Heuristics in measure theory

Littlewood's three principles of real analysis are heuristics of J. E. Littlewood to help teach the essentials of measure theory in mathematical analysis.

==The Principles==

Littlewood stated the principles in his 1944 Lectures on the Theory of Functions

as:

There are three principles, roughly expressible in the following terms: Every (measurable) set is nearly a finite sum of intervals; every function (of class L^{p}) is nearly continuous; every convergent sequence of functions is nearly uniformly convergent.

The first principle is based on the fact that the inner measure and outer measure are equal for measurable sets, the second is based on Lusin's theorem, and the third is based on Egorov's theorem.

==Example==

Littlewood's three principles are quoted in several real analysis texts, for example Royden,
Bressoud,
and Stein & Shakarchi.

Royden gives the bounded convergence theorem as an application of the third principle.

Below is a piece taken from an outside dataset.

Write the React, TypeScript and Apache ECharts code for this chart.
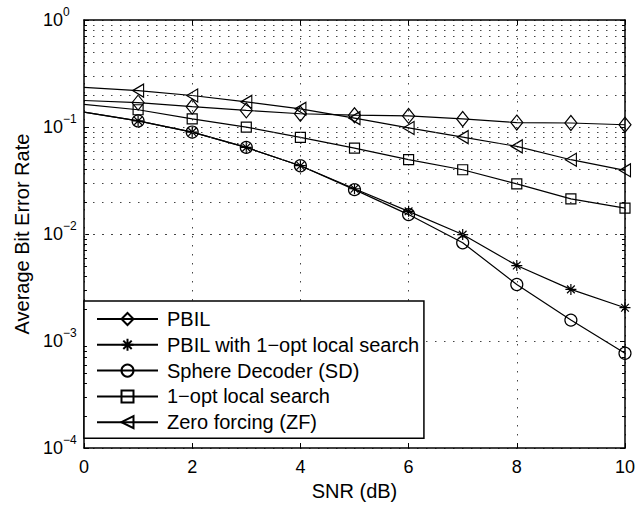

The theorem states that if a uniformly bounded sequence of functions converges pointwise, then their integrals on a set of finite measure converge to the integral of the limit function. If the convergence were uniform this would be a trivial result, and Littlewood's third principle tells us that the convergence is almost uniform, that is, uniform outside of a set of arbitrarily small measure. Because the sequence is bounded, the contribution to the integrals of the small set can be made arbitrarily small, and the integrals on the remainder converge because the functions are uniformly convergent there.